Other developments are also moving in the direction of a transition to natural gas for high mileage vehicles. In 2012, ARPA-E, the federal government’s program for advanced energy research, awarded $2.3 million to GE Global Research, Chart Industries and the University of Missouri to design a gas refueling station for homeowners. GE already makes a $5,000 medium-sized refueling kit for commercial businesses called “CNG in a Box” that takes gas out of the utility pipes and compresses it for fleet vehicles. The target price for the scaled-down homeowner version is $500. The consortium has set a release date for later this year, at which point we’ll find out if they’ve been successful. The launching of such a cheap conversion system that would allow homeowners to tap the natural gas pipes in their house to refuel their cars would revolutionize the whole NGV effort.
Of course there’s always another possibility — converting our abundant natural gas supplies to ethanol or methanol that would fit right into our current gasoline delivery system. Switching to liquids would not require a new on-board gas tank but would simply involve adjusting existing engines so they could run on a variety of liquids — the “flex-fuel” system. Giving motorists the widest variety of choices would let them experiment with different strategies without having to make a giant leap over some technological chasm. That’s what California learned twenty years ago when it tried to rush the introduction of the electric car and the lesson still holds good today.
You’ve seen them zipping around city streets or squeezed into some illegal-looking space between a normal car and a fire hydrant. At first you might have thought they were some kind of joke. Who would drive such a thing? But the new mini-electrics are catching on and may be on the way to revolutionizing urban driving.
There is now a whole menu of them – the Chevrolet Spark, the MINI E, the Toyota IQ, the Fiat 500. Oddly, many of them are available only in California. That seems like a mismatch because they’re obviously better suited for the densely populated cities of the Northeast than California freeways. But those are the vagaries of state incentives and government mandates.
Most of them have a highly limited range. 125 miles is good and some are as low as 75. (A regular gas-powered vehicle can go 400 miles on a full tank.) But they’re a niche model, obviously suited for running around town and finding a parking space in the vehicle-choked precincts of places like New York City. They can get up to the equivalent of 125 miles per gallon and with some newer accessories don’t take up to seven hours to recharge. Most important, they are getting down into a price range where they are accessible. Leasing prices are impressive (some of them are only available by lease) and with the incentives that the Golden State is offering, people in California can say they are getting a really good deal.
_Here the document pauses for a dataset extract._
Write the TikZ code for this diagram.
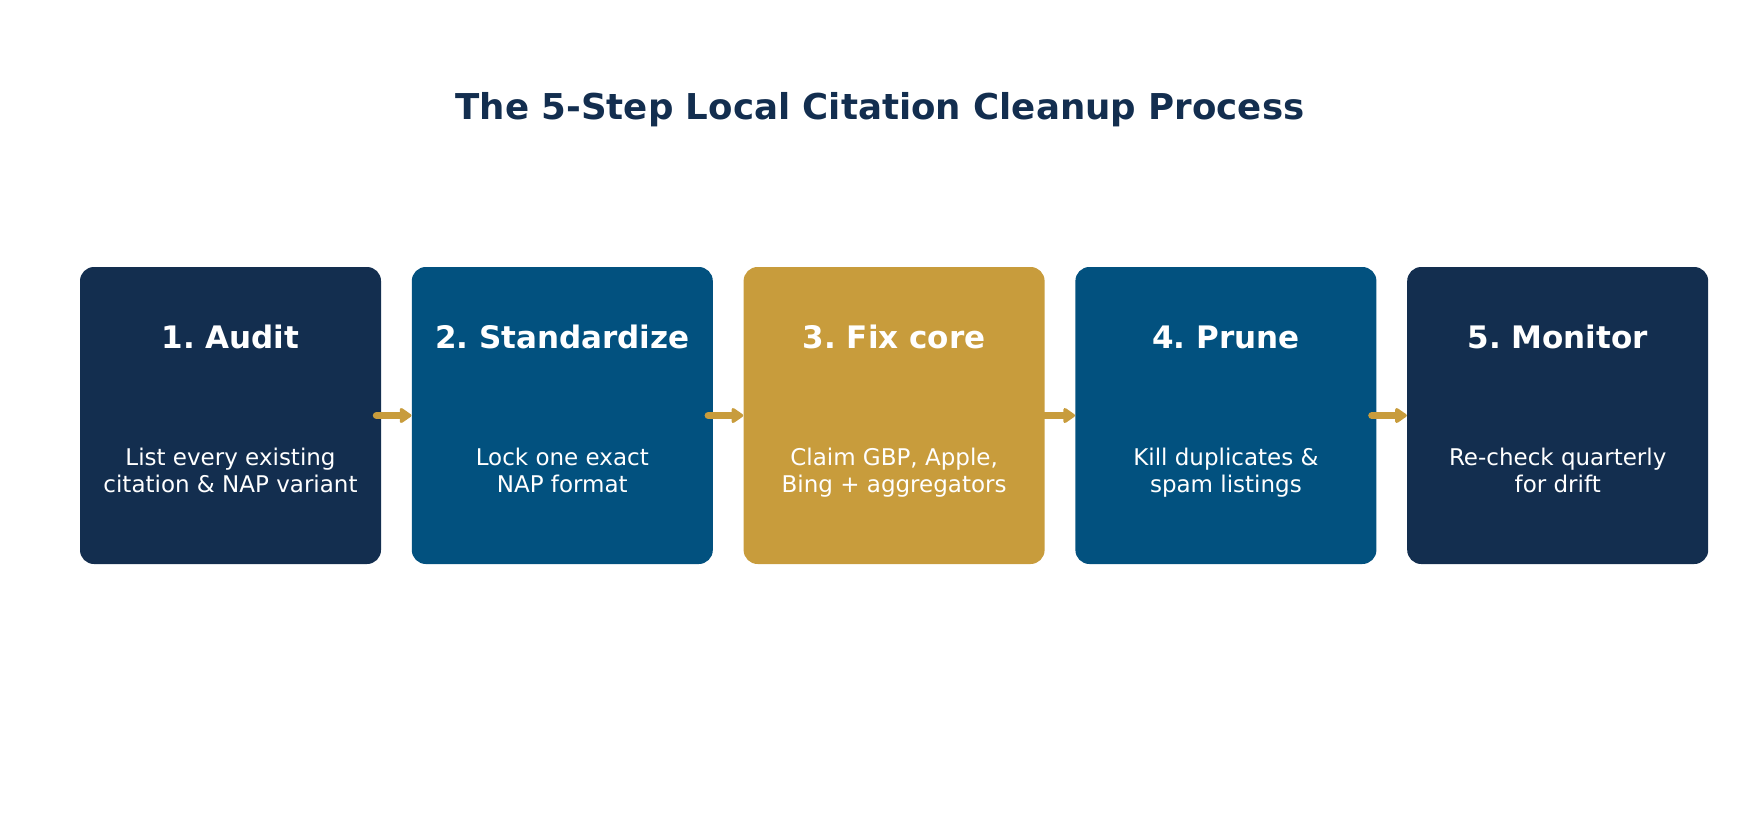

Here’ a list of some of the contenders:
- Chevrolet Spark. Originally produced as the Daewood Matiz by GM’s Korean division, the all-electric Spark went on sale in California and Oregon in 2013. The car is a 146-inch-long four-door hatchback that sells for $27,000. With a $7,500 federal tax credit and a $2,500 California rebate, however, it comes in at well below $20,000. The Spark can be leased for $199 a month. With an optional connector, it can be charged up to 80 percent in 20 minutes.
- Fiat 500e. An electric version of a car that has been sold in Europe since the 1950s, the 500e went on sale in California last year, selling 645 units. Range is barely 100 miles but it gets the equivalent of 116 mpg. The car is priced at $32,000. Fiat says it will be available in several more states in 2014.
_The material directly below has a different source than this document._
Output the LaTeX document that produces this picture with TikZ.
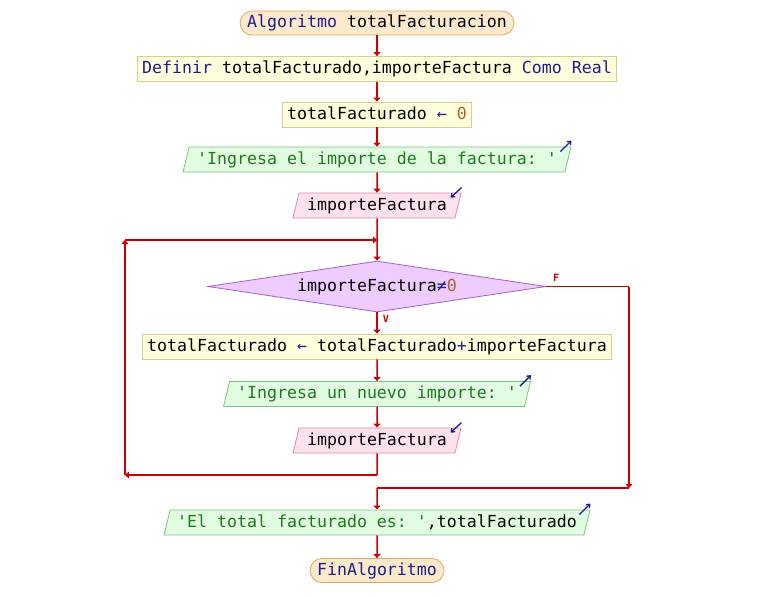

- Chrysler’s Smart Fortwo. The Smart Fortwo is a model that looks like you could fold it up in your back pocket or park it in your living room. Manufactured in France, it is barely eight feet long. It sells everywhere in the United States. Previously built for gasoline and diesel, the new all-electric model sells for only $12,000 and leases for $99 a month. You’re starting to see them more and more on the streets of New York City.
- Toyota Scion IQ. Positioned as a direct competitor to the Fortwo, Toyota’s “city car” sold as a 3-cylinder gasoline engine until the electric version was introduced last year. Estimated range is only 50 miles with a three-hour recharge, so it’s really limited to city driving. The price is high – $35,000 – and right now it’s only available for fleet purchases and car share programs. The first 30 units were bought by the University of California at Irvine.
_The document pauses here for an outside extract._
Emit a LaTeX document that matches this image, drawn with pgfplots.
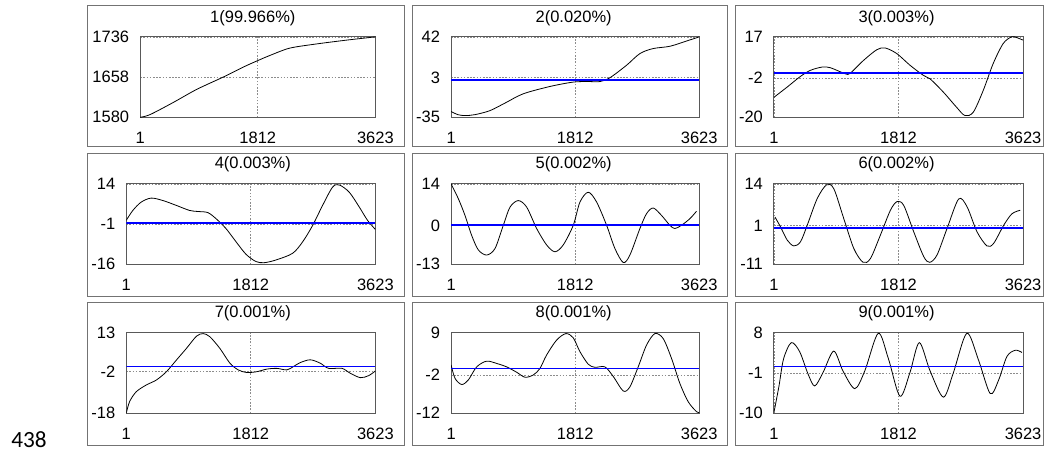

- Mitsubishi i-MIEV EV. Introduced in Japan in 2008 and soon sold almost everywhere but in the United States, the “i” version was finally brought to these shores in 2011, a slightly larger version with some additional features. The American version has a range of only 62 miles but was ranked by the EPA as the most fuel-efficient car in America until surpassed by the Honda Fit EV in 2012. It sells for $23,000.
- Honda Fit EV. Still only available on a lease basis, the Fit EV goes for $259 a month. Introduced only in California and Oregon in 2011, it is now available in New York, New Jersey, Maryland, Massachusetts, Connecticut and Rhode Island as well. The car only has an 80-mile range but is highly fuel efficient.
Getting people to accept the proposition of driving around city streets in something that looks like it could be sold on the floor of FAO Schwarz, of course, is an entirely different matter. In test driving a city car for The New York Times, Jim Motavalli reports a neighbor commenting, “It’s adorable, but I’m afraid it would be crushed by a Suburban.” The idea of weaving in and out of traffic in what amounts to a tin can is certainly not for everyone. But electric vehicles have lots of torque at the lower end of the spectrum and can be easily maneuvered. Plus if nothing else, they are loaded with safety features.
To anyone familiar with the dense urban streets of Athens or Buenos Aires, city cars would be a familiar sight. And of course the more there are of them, the less dangerous driving becomes. The progress of mini-cars is slow but you’re seeing more and more of them. In the end, they may revolutionize urban driving.